Isabella Rossellini: Illuminated
“[Isabella Rossellini] is sometimes an awestruck little girl, sometimes a regal serenity, sometimes a bawdy beauty with a hair-trigger laugh and a taste for Grand Guignol. She’s always frank and practical, vulnerable and perceptive, refreshingly morbid and jaw-droppingly surprising.”
—Director Guy Maddin
This year marks two significant milestones in Isabella Rossellini’s film career: the 20th anniversary of her breakout performance in David Lynch’s Blue Velvet, and her entry into the realm of filmmaker. In her collaboration with Guy Maddin on My Dad Is 100 Years Old, she writes and performs a cinematic love letter to her father, Italian neorealist director Roberto Rossellini. Each of these two events underscores the ways that her spirit permeates her filmography. She has a boundless capacity to surprise us, the unsuspecting audience, with her fresh, courageous performances in a range of films. The retrospective features nine diverse selections of her work.
Although Rossellini had already been making films for 10 years, it was Blue Velvet that catapulted her into the American consciousness. This devastating upending of middle America, described by Lynch as “the sickness beneath the surface of what appears to be a very beautiful world,” sparked a furor of controversy over Rossellini’s character, the battered and sexually abused Dorothy Vallens. In retrospect, the firestorm of opinion speaks to how completely Rossellini immersed herself in the psychology of the victim—which is by turns fascinating and repulsive to watch. In one dramatic example, the scene in which Vallens wanders the streets naked and in a daze (a scene rooted in an event from Lynch’s own childhood) is terrifying rather than titillating. For her performance, Rossellini referenced the famous Nick Ut photograph of a Vietnamese woman walking away from a napalm bomb. “That woman had to have lost everything,” she says. “She had to walk completely exposed. . . . I took the gesture from that photo and used it. I hope I conveyed the same sense of despair. I wanted to be like raw meat.” The effect was chilling. The fact that Isabella Rossellini was the daughter of Ingrid Bergman and the current face of Lancôme Cosmetics packed a particular wallop for audiences and critics in 1986.

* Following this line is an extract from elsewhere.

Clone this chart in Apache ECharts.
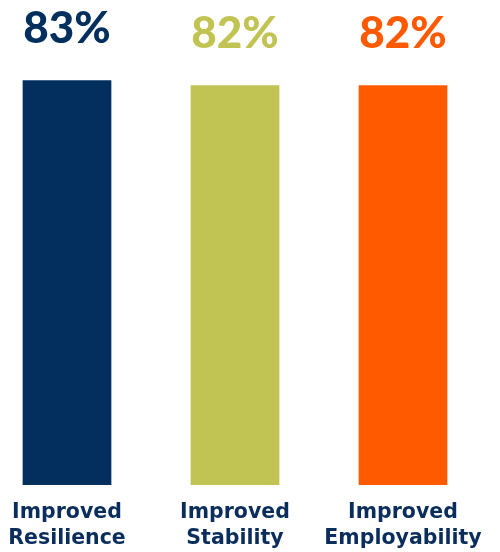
<!DOCTYPE html>
<html><head><meta charset="utf-8">
<script src="https://cdn.jsdelivr.net/npm/echarts@6/dist/echarts.min.js"></script>
<style>html,body{margin:0;padding:0;background:#fff;overflow:hidden;width:500px;height:552px}
#c{position:absolute;left:-17px;top:0;width:504px;height:552px}</style>
</head><body><div id="c"></div>
<script>
const categories = ['Improved\nResilience', 'Improved\nStability', 'Improved\nEmployability'];
const values = [83, 82, 82];
const colors = ['#022f5e', '#c1c453', '#ff5a00'];

const chart = echarts.init(document.getElementById('c'), null, {renderer: 'canvas'});
chart.setOption({
  animation: false,
  grid: {left: 0, right: 0, top: 0, bottom: 66.7, containLabel: false},
  xAxis: {
    type: 'category', data: categories,
    axisLine: {show: false}, axisTick: {show: false},
    axisLabel: {
      interval: 0, margin: 15, color: '#0a2d5c', fontFamily: 'DejaVu Sans',
      fontWeight: 'bold', fontSize: 20.5, lineHeight: 26
    }
  },
  yAxis: {type: 'value', min: 0, max: 99.46, show: false, splitLine: {show: false}},
  series: [{
    type: 'bar', barWidth: 88.7,
    data: values.map((v, i) => ({value: v, itemStyle: {color: colors[i]},
      label: {color: colors[i]}})),
    label: {
      show: true, position: 'top', distance: 29,
      formatter: '{c}%', fontFamily: 'Lato', fontWeight: 900, fontSize: 44
    }
  }]
});
</script></body></html>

In the end, Blue Velvet garnered Lynch a Best Director Oscar nomination and Rossellini an Independent Spirit Award and rankings on numerous “Best of the Century” lists. Writer David Thomson called it “a performance of great courage and psychic insight.” Blue Velvet showed that Rossellini had the guts to go against expectations and to delve deeply enough to portray this battered woman with uncommon honesty.
This honesty is nowhere more apparent than in My Dad Is 100 Years Old, Rossellini’s second collaboration with Canadian experimental filmmaker Guy Maddin. She wrote the script as a boldly frank mélange of anecdotes and personal memories about her father. The subject of the film is played by a giant belly, not only because in life the elder Rossellini had one, but also because it personifies his large, comforting presence in her life. All of the other characters are played by Rossellini: David O. Selznick, Federico Fellini, Alfred Hitchcock, Charlie Chaplin, and, most arrestingly, Ingrid Bergman. While this conceit was Maddin’s, the film is all Rossellini, infused with her spirit, questioning nature, love of family, humor, and bravado. This tour-de-force of emotion and ideas, film philosophy and familial memories truly captures this moment in Rossellini’s career as one of innovation and creativity.